Erich Straffer ist Nachtwächter. Er zieht seine Bahnen durch die Kathedralen gleichen Hallen. Die Produktionen sind wichtig und die Öfen dürfen nicht ausgehen. Deutschland erlebt das Wirtschaftswunder. Nicht so Straffer, denn er beobachtet dies alles mit Skepsis, ist aber irgendwie erneut oder weiterhin stolz auf seine Landsleute, die fleißig sind und immer wieder aufstehen. Doch er selbst lebt mit seiner Familie in kargen Verhältnissen. Er erwartet einen persönlichen Lebenswandel, denn er denkt, bald wird er erkannt, bald erfolgt seine Bestrafung. Er war unter Hitler ein skrupelloser SS-General. Sein damaliges Netzwerk funktioniert noch heute. Man deckt und schützt sich weiterhin und bleibt verborgen. Reue ist für fast alle ein Fremdgefühl, denn sie waren doch nur Befehlsempfänger.

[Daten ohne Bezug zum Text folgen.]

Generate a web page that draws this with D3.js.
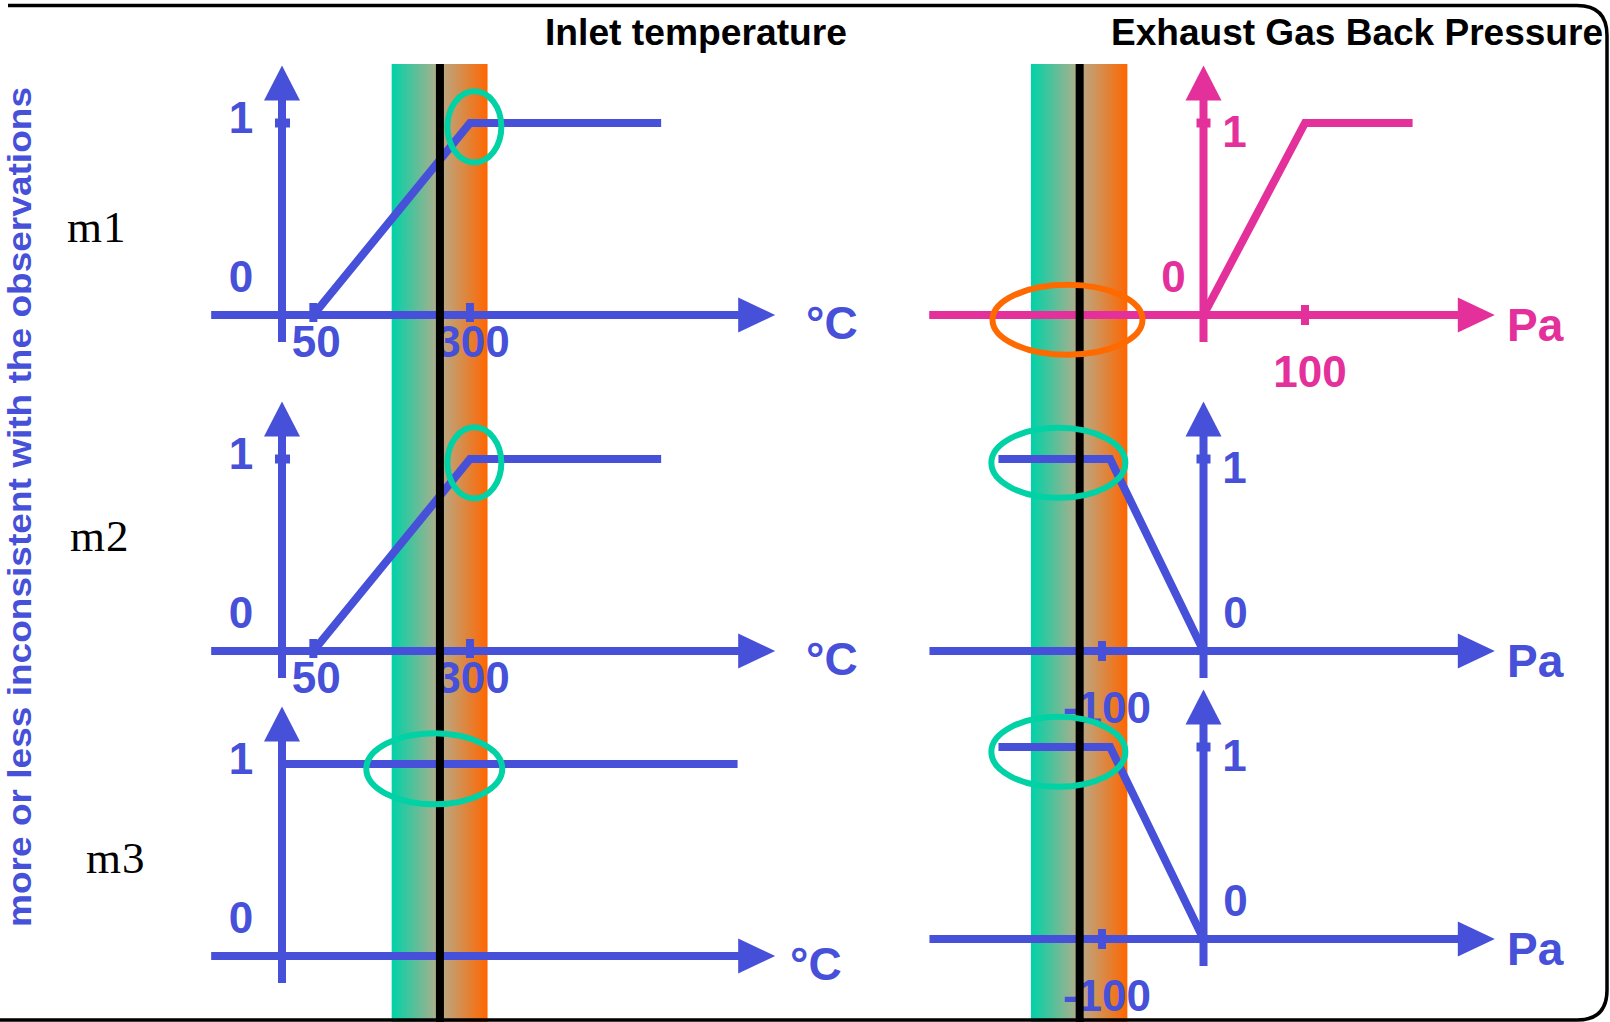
<!DOCTYPE html>
<html>
<head>
<meta charset="utf-8">
<script src="https://cdn.jsdelivr.net/npm/d3@7"></script>
<style>
  body { margin: 0; background: #fff; }
  svg text { font-family: "Liberation Sans", Arial, sans-serif; font-weight: bold; }
</style>
</head>
<body>
<div id="chart"></div>
<script>
// model names (row labels)
const modelNames = ["m1", "m2", "m3"];

// inlet temperature membership curves, [°C, degree]
const inletCurves = [
    [[0, 0], [50, 0], [300, 1], [605, 1]],
    [[0, 0], [50, 0], [300, 1], [605, 1]],
    [[0, 1], [727, 1]]
];
const inletTicks = [[50, 300], [50, 300], []];

// exhaust gas back pressure membership curves, [Pa, degree]
const pressureCurves = [
    [[-270, 0], [0, 0], [100, 1], [206, 1]],
    [[-202, 1], [-92, 1], [0, 0], [206, 0]],
    [[-202, 1], [-92, 1], [0, 0], [206, 0]]
];
const pressureTicks = [[100], [-100], [-100]];

// observation bands: [low, observed, high]
const inletBand = [175, 252, 328];
const pressureBand = [-170, -122, -75];

// highlighted spots (ellipse centres) in data units
const inletMarks = [[307, 0.98], [307, 0.98], [243, 0.975]];
const pressureMarks = [[-134, -0.025], [-143, 0.98], [-143, 0.975]];

const blue = "#4650d8", pink = "#e4309a", green = "#00d2a5", orange = "#ff6a00";

const W = 1610, H = 1022;
const svg = d3.select("#chart").append("svg")
    .attr("width", W).attr("height", H);

// gradient for the observation bands
const grad = svg.append("defs").append("linearGradient")
    .attr("id", "band").attr("x1", "0%").attr("x2", "100%");
grad.append("stop").attr("offset", "0%").attr("stop-color", "#00d2a8");
grad.append("stop").attr("offset", "50%").attr("stop-color", "#b6ac8a");
grad.append("stop").attr("offset", "100%").attr("stop-color", "#ff6600");

// x scales
const xT = d3.scaleLinear().domain([0, 300]).range([282, 470]);
const xP = d3.scaleLinear().domain([0, 100]).range([1203.5, 1305]);

// baseline (degree 0) of every row, one unit = 192px
const inletBase = [315, 651, 956];
const pressureBase = [315, 651, 939];
const yScale = base => d3.scaleLinear().domain([0, 1]).range([base, base - 192]);

const bandTop = 64;
const bandLayer = svg.append("g");
const plotLayer = svg.append("g");
const obsLayer = svg.append("g");
const markLayer = svg.append("g");

// bands
[[xT, inletBand], [xP, pressureBand]].forEach(([x, b]) => {
    bandLayer.append("rect")
        .attr("x", x(b[0])).attr("y", bandTop)
        .attr("width", x(b[2]) - x(b[0])).attr("height", H - bandTop)
        .attr("fill", "url(#band)");
    obsLayer.append("line")
        .attr("x1", x(b[1])).attr("x2", x(b[1]))
        .attr("y1", bandTop).attr("y2", H)
        .attr("stroke", "#000").attr("stroke-width", 8);
});

function drawAxes(g, x, y, xMin, xMax, color) {
    const y0 = y(0), x0 = x(0);
    const tipX = x(xMax), tipY = y(1.3);
    g.append("line")
        .attr("x1", x(xMin)).attr("x2", tipX - 30)
        .attr("y1", y0).attr("y2", y0)
        .attr("stroke", color).attr("stroke-width", 8);
    g.append("path")
        .attr("d", `M${tipX},${y0} L${tipX - 37},${y0 - 17.5} L${tipX - 37},${y0 + 17.5} Z`)
        .attr("fill", color);
    g.append("line")
        .attr("x1", x0).attr("x2", x0)
        .attr("y1", y(-0.14)).attr("y2", tipY + 30)
        .attr("stroke", color).attr("stroke-width", 8);
    g.append("path")
        .attr("d", `M${x0},${tipY} L${x0 - 18},${tipY + 35} L${x0 + 18},${tipY + 35} Z`)
        .attr("fill", color);
}

const line = (x, y) => d3.line().x(d => x(d[0])).y(d => y(d[1]));

modelNames.forEach((name, i) => {
    // ---- inlet temperature panel ----
    const yT = yScale(inletBase[i]);
    const gT = plotLayer.append("g");
    drawAxes(gT, xT, yT, -113, 787, blue);

    if (i < 2) {
        gT.append("line")
            .attr("x1", xT(0) - 7).attr("x2", xT(0) + 8)
            .attr("y1", yT(1)).attr("y2", yT(1))
            .attr("stroke", blue).attr("stroke-width", 9);
    }
    inletTicks[i].forEach(v => {
        gT.append("line")
            .attr("x1", xT(v)).attr("x2", xT(v))
            .attr("y1", yT(0) - 12).attr("y2", yT(0) + 7)
            .attr("stroke", blue).attr("stroke-width", 8);
        gT.append("text")
            .attr("x", xT(v) + 3).attr("y", yT(0) + 42)
            .attr("text-anchor", "middle")
            .attr("font-size", 44).attr("fill", blue)
            .text(v);
    });
    gT.append("path")
        .attr("d", line(xT, yT)(inletCurves[i]))
        .attr("fill", "none").attr("stroke", blue)
        .attr("stroke-width", 8).attr("stroke-linejoin", "miter");

    gT.append("text").attr("x", 241).attr("y", yT(1) + 10)
        .attr("text-anchor", "middle").attr("font-size", 44).attr("fill", blue).text("1");
    gT.append("text").attr("x", 241).attr("y", yT(0) - 23)
        .attr("text-anchor", "middle").attr("font-size", 44).attr("fill", blue).text("0");
    gT.append("text").attr("x", i === 2 ? 790 : 806).attr("y", yT(0) + 24)
        .attr("font-size", 46).attr("fill", blue).text("°C");

    // ---- back pressure panel ----
    const yP = yScale(pressureBase[i]);
    const col = i === 0 ? pink : blue;
    const gP = plotLayer.append("g");
    drawAxes(gP, xP, yP, -270, 287, col);

    gP.append("line")
        .attr("x1", xP(0) - 7).attr("x2", xP(0) + 7)
        .attr("y1", yP(1)).attr("y2", yP(1))
        .attr("stroke", col).attr("stroke-width", 9);
    pressureTicks[i].forEach(v => {
        gP.append("line")
            .attr("x1", xP(v)).attr("x2", xP(v))
            .attr("y1", yP(0) - 10).attr("y2", yP(0) + 10)
            .attr("stroke", col).attr("stroke-width", 8);
        gP.append("text")
            .attr("x", xP(v) + 5).attr("y", yP(0) + 72)
            .attr("text-anchor", "middle")
            .attr("font-size", 44).attr("fill", col)
            .text(v);
    });
    gP.append("path")
        .attr("d", line(xP, yP)(pressureCurves[i]))
        .attr("fill", "none").attr("stroke", col)
        .attr("stroke-width", 8).attr("stroke-linejoin", "miter");

    gP.append("text").attr("x", xP(0) + 31).attr("y", yP(1) + 24)
        .attr("text-anchor", "middle").attr("font-size", 44).attr("fill", col).text("1");
    gP.append("text").attr("x", i === 0 ? xP(0) - 30 : xP(0) + 32).attr("y", yP(0) - 23)
        .attr("text-anchor", "middle").attr("font-size", 44).attr("fill", col).text("0");
    gP.append("text").attr("x", 1507).attr("y", yP(0) + 26)
        .attr("font-size", 46).attr("fill", col).text("Pa");

    // ---- highlight ellipses ----
    const mT = inletMarks[i];
    markLayer.append("ellipse")
        .attr("cx", xT(mT[0])).attr("cy", yT(mT[1]))
        .attr("rx", i === 2 ? 68 : 27).attr("ry", 35.5)
        .attr("fill", "none").attr("stroke", green).attr("stroke-width", 6);
    const mP = pressureMarks[i];
    markLayer.append("ellipse")
        .attr("cx", xP(mP[0])).attr("cy", yP(mP[1]))
        .attr("rx", i === 0 ? 75 : 67).attr("ry", 35)
        .attr("fill", "none").attr("stroke", i === 0 ? orange : green).attr("stroke-width", 6);
});

// model labels
const modelPos = [[67, 242], [70, 551], [86, 873]];
svg.selectAll(".model")
    .data(modelNames)
    .join("text")
    .attr("class", "model")
    .attr("x", (d, i) => modelPos[i][0])
    .attr("y", (d, i) => modelPos[i][1])
    .style("font-family", "'Liberation Serif', 'Times New Roman', serif")
    .style("font-weight", "normal")
    .attr("font-size", 45)
    .attr("letter-spacing", 1)
    .text(d => d);

// titles
svg.append("text").attr("x", 545).attr("y", 45)
    .attr("font-size", 37).attr("fill", "#000")
    .attr("textLength", 302).attr("lengthAdjust", "spacingAndGlyphs")
    .text("Inlet temperature");
svg.append("text").attr("x", 1111).attr("y", 45)
    .attr("font-size", 37).attr("fill", "#000")
    .attr("textLength", 492).attr("lengthAdjust", "spacingAndGlyphs")
    .text("Exhaust Gas Back Pressure");

// side caption
svg.append("text")
    .attr("transform", "translate(31,927) rotate(-90)")
    .attr("font-size", 33).attr("fill", blue)
    .attr("textLength", 840).attr("lengthAdjust", "spacingAndGlyphs")
    .text("more or less inconsistent with the observations");

// frame
svg.append("path")
    .attr("d", "M8,5.5 H1577 Q1607,5.5 1607,35.5 V990 Q1607,1020 1577,1020 H0")
    .attr("fill", "none").attr("stroke", "#000").attr("stroke-width", 3.5);
</script>
</body>
</html>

Nach vielen einsamen Nächten wird ein junger Mann sein Kollege. Ein Jude aus Tel Aviv, der in Deutschland den Mörder seines Onkels sucht. Ein damaliger Lagerkommandant soll sterben. Straffer ahnt, die Stunde der Bestrafungen naht. Das bisher keiner gehandelt hat, sie, die Täter, ungestraft Karriere machen konnten und unerkannt ein gutes Leben führen können, irritiert und verunsichert ihn gleichermaßen.

Ein beklemmendes, aber genauso wichtiges Buch, das uns die Sprachlosigkeit gegenüber der Vergangenheit förmlich ins Gesicht schreit.

Vielen Dank, dass ich das Manuskript vorab lesen durfte und auf der Rückseite des Buches zitiert werde.